Construction to reduce congestion and improve safety on the Borman Expressway, without widening the highway, will begin in late 2026 and last two years, the Northwestern Indiana Regional Planning Commission’s executive board heard Thursday.
“The sooner the better, in my opinion,” Chesterton Town Council member Jim Ton, a NIRPC board member, said after hearing the presentation.
Toby Randolph, project manager for the company working with the Indiana Department of Transportation on the project, said it will cover 14 miles of Interstate 80/94 – called the Borman Expressway in Indiana — from Illinois 394 to Interstate 65.
Called Flex/Road, the project is expected to include a combination of strategies, such as letting vehicles use the highway’s shoulders when traffic is heavy, limiting traffic entering when the highway is busy, and warning of congestion ahead.

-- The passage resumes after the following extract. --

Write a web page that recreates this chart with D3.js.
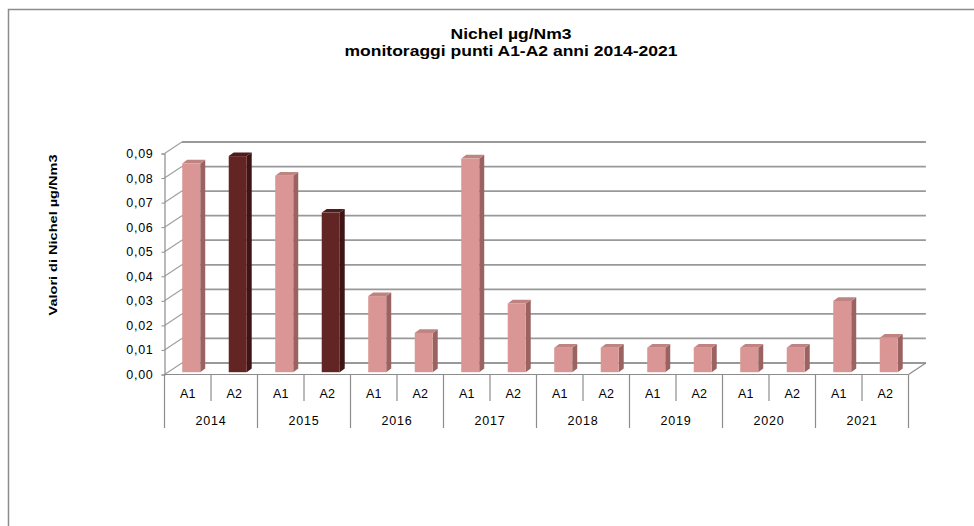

“It’s not new,” Randolph said. “It’s just new to Indiana.”
The work will include installing large message boards over the highway at several locations, restoring the highway’s pavement for five miles east from the Illinois border, improving the shoulder lanes, and reconstructing the highway’s inside shoulders, he said.
A lane will be added where the eastbound Borman begins to merge with southbound I-65, Randolph said, and a new ramp will be built from northbound Broadway to the eastbound Borman.
Maintaining traffic flow on the Borman will include more monitoring, faster response to incidents, and expanding the Hoosier Helper program, he added.
The project’s final design and cost estimate haven’t been settled yet. INDOT received a $127 million federal grant last year for the project, estimated then to cost about $212 million.
INDOT conducted public meetings on the project in 2022, and another one is expected next year.
Lake County Surveyor Bill Emerson and Porter County Council member Andy Vasquez said drainage problems in the Borman also should be addressed.
Randolph said snow or standing water on the highway’s shoulders would prevent them from being used.
Also Thursday, NIRPC Executive Director Ty Warner expressed gratitude to the Indiana General Assembly for approving an increase in NIRPC’s funding from Lake, Porter and LaPorte counties for the first time in 32 years.
“We literally were leaving federal funds on the table that we were not able to access,” he said of the previous funding limitation.
The increase will be phased in over the next five years, beginning with 86 cents per capita in 2025 to $1.50 per capita in 2029.
The three counties’ revenue, which funds NIRPC’s staffing and operations, is expected to increase from $549,033 this year to $1.17 million in 2029, according to the legislature’s estimate.
Tim Zorn is a freelance reporter for the Post-Tribune.